There’s no real drama there. If the Thunder make the playoffs, they’ll likely get stomped by the Warriors and keep the first-round pick they owe Philadelphia (via Denver); that pick is top-18 protected, and if the Thunder snag the no. 8 seed, they’ll likely finish right in the 18th spot — provided the no. 5 team in the East keeps its lead over the Thunder.
The Warriors, by the way, are a big winner here. It sounds crass, but that’s reality in the NBA. Almost every champion needs a bit of injury and matchup-related luck along the way, and injuries large and small have affected almost every playoff season. Don’t listen to any asterisk talk, ever. Look at league history and you’ll find that an injury tilted the championship odds at some point damn near every May or June.
The Warriors are tops in the league in both points scored and allowed per possession, a rare feat, but even a team that historically rare could stand to avoid an opponent who could reach nearly those heights when healthy — especially in the first stinking round.
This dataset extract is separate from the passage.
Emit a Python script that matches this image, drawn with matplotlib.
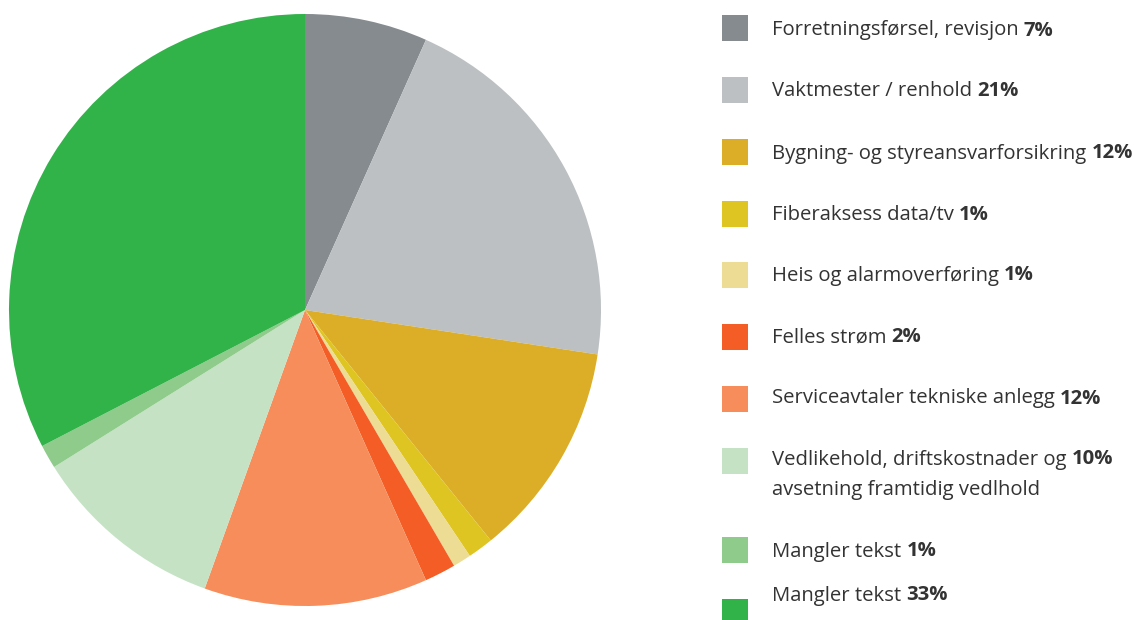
import matplotlib.pyplot as plt

# shares (legend shows rounded values)
labels = ['Forretningsførsel, revisjon', 'Vaktmester / renhold',
          'Bygning- og styreansvarforsikring', 'Fiberaksess data/tv',
          'Heis og alarmoverføring', 'Felles strøm',
          'Serviceavtaler tekniske anlegg',
          'Vedlikehold, driftskostnader og', 'Mangler tekst', 'Mangler tekst']
pct_text = ['7%', '21%', '12%', '1%', '1%', '2%', '12%', '10%', '1%', '33%']
shares = [6.7, 20.7, 11.8, 1.4, 1.0, 1.7, 12.2, 10.6, 1.3, 32.6]
colors = ['#858b8e', '#bcc0c2', '#dcae27', '#dfc521', '#eddc94',
          '#f45d25', '#f68d5a', '#c5e3c4', '#8fcb8a', '#32b34a']
extra_line = {7: 'avsetning framtidig vedlhold'}

W, H = 1141, 620
fig = plt.figure(figsize=(W / 100, H / 100), dpi=100)

# pie: centre (305,310) px, radius 296 px
cx, cy, r = 305, 310, 296
ax = fig.add_axes([(cx - r) / W, (H - cy - r) / H, 2 * r / W, 2 * r / H])
ax.pie(shares, colors=colors, startangle=90, counterclock=False,
       wedgeprops={'linewidth': 0})
ax.set_xlim(-1, 1)
ax.set_ylim(-1, 1)
ax.set_aspect('equal')
ax.axis('off')

# legend drawn by hand in pixel coords
lax = fig.add_axes([0, 0, 1, 1])
lax.set_xlim(0, W)
lax.set_ylim(H, 0)
lax.axis('off')

sq_top = [15, 77, 139, 201, 262, 324, 386, 448, 537, 599]
txt_y = [28, 89, 151, 212, 273, 335, 396, 457, 549, 593]  # cap centres
txt_col = '#333333'
fam = 'Open Sans'
fs = 14.6

renderer = fig.canvas.get_renderer()
inv = lax.transData.inverted()

for i in range(len(labels)):
    lax.add_patch(plt.Rectangle((722, sq_top[i]), 26, 26, color=colors[i],
                                linewidth=0))
    base = txt_y[i] + 7.5
    t = lax.text(772, base, labels[i] + ' ', fontsize=fs, family=fam,
                 color=txt_col, va='baseline', ha='left')
    bb = t.get_window_extent(renderer)
    x_end = inv.transform((bb.x1, bb.y0))[0]
    lax.text(x_end, base, pct_text[i], fontsize=fs, family=fam,
             fontweight='bold', color=txt_col, va='baseline', ha='left')
    if i in extra_line:
        lax.text(772, base + 30, extra_line[i], fontsize=fs, family=fam,
                 color=txt_col, va='baseline', ha='left')

fig.savefig('out.png', dpi=100)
That is what these Thunder could have been, and won’t get to be, this season. They could still be that sort of team in 2015-16, but Durant’s future now hovers over everything. The Durant issue was already there, but the faint possibility of a dramatic playoff run this season pushed it just a bit off center stage.
No more. The Thunder are on the clock, and the future of a franchise is at stake. The NBA can be a cruel, cruel world.